Ronald Marshall, who was formerly incarcerated in Louisiana, spoke against the bill, arguing that guards incentivize youth offenders to fight.
“That’s why you have this violence against correction officers, because correction officers are paying kids to fight,” Marshall said.
Senate Bill 335, sponsored by Sen. Katrina Jackson, D-Monroe, would increase the penalties for a juvenile offender who assaults an employee at a correctional facility and enhance penalties for offenses committed during an escape attempt.
While the bill originally applied to both misdemeanors and felonies committed in these contexts, it was amended in committee to apply just to felonies.
Rep.
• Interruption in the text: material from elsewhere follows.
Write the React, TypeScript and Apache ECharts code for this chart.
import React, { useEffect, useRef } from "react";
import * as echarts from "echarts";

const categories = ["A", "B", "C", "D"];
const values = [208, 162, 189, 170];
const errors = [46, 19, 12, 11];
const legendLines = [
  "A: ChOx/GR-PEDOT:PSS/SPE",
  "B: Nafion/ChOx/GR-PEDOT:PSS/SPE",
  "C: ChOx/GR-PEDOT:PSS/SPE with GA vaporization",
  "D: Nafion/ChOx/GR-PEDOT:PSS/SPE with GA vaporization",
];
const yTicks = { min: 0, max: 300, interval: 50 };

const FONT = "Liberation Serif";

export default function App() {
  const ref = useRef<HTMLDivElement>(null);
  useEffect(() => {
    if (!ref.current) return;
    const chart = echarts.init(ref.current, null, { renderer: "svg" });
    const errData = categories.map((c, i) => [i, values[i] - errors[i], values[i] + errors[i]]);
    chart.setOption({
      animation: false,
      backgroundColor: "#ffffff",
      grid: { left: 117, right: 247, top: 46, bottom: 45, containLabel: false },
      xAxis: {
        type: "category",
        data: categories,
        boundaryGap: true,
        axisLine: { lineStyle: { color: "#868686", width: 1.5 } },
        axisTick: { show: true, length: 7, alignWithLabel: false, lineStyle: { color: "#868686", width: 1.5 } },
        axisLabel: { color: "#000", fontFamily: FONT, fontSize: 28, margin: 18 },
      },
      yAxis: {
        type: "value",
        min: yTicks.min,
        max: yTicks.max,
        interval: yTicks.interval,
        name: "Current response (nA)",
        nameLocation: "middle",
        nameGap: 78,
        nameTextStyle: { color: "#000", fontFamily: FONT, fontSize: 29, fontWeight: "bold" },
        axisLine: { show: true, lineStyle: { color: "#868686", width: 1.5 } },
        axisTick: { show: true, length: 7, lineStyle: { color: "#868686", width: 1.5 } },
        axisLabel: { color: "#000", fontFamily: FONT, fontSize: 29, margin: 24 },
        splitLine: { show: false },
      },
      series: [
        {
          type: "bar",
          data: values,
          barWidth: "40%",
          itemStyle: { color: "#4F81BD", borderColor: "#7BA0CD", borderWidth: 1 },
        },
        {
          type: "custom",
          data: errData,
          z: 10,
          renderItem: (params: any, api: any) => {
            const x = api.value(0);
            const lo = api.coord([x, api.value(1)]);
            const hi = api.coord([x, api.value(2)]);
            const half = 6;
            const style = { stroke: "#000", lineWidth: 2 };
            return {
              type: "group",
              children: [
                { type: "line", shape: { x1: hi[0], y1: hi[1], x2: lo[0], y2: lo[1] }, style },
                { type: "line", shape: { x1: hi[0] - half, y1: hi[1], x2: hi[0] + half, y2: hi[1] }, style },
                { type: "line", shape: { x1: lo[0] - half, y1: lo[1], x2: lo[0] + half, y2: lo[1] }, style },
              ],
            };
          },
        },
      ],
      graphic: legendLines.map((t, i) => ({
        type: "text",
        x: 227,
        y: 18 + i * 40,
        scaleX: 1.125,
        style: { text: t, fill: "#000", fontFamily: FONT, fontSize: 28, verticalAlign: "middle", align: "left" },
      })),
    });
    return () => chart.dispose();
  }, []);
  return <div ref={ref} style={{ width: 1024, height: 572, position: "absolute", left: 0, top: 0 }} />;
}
Marcus Bryant, D-New Iberia, raised concerns that guards could use their authority to press charges against juveniles they do not like, causing them to serve more time.
“It kind of sounds like you’re now about to start charging kids as adults,” Bryant said. “Do you have caps on the length of incarceration that a judge could give that child if they’re charged with a crime in that facility? Because you have to believe that guards can play a very ugly trick on the child they don’t like on the eve of their release.”
Jackson pointed out that Louisiana law already allows minors to be charged as adults and argued that guards already do that.
Meghan Garvey, a lawyer representing the Louisiana Association of Criminal Defense Lawyers, spoke against the bill, citing the need for improvements by the Office of Juvenile Justice.
“I would just like to remind everybody that under the law, the state of Louisiana and OJJ is actually legally the parents of these children,” Garvey said. “The law says that these children are meant to be cared for, as if they were in their family’s home. I would also point out that if an individual took care of their own children in the manner that OJJ is currently taking care of children, the individual would likely lose their children.”
In April, an audit of isolation use in juvenile facilities found that punishments didn’t follow the rules.
According to that report, the Legislative Auditor has tried to audit the use of isolation in the state’s juvenile “secure care facilities,” and the report finds violations of policy and limited record-keeping, and recommends that the state follow best practices instead of what is happening now.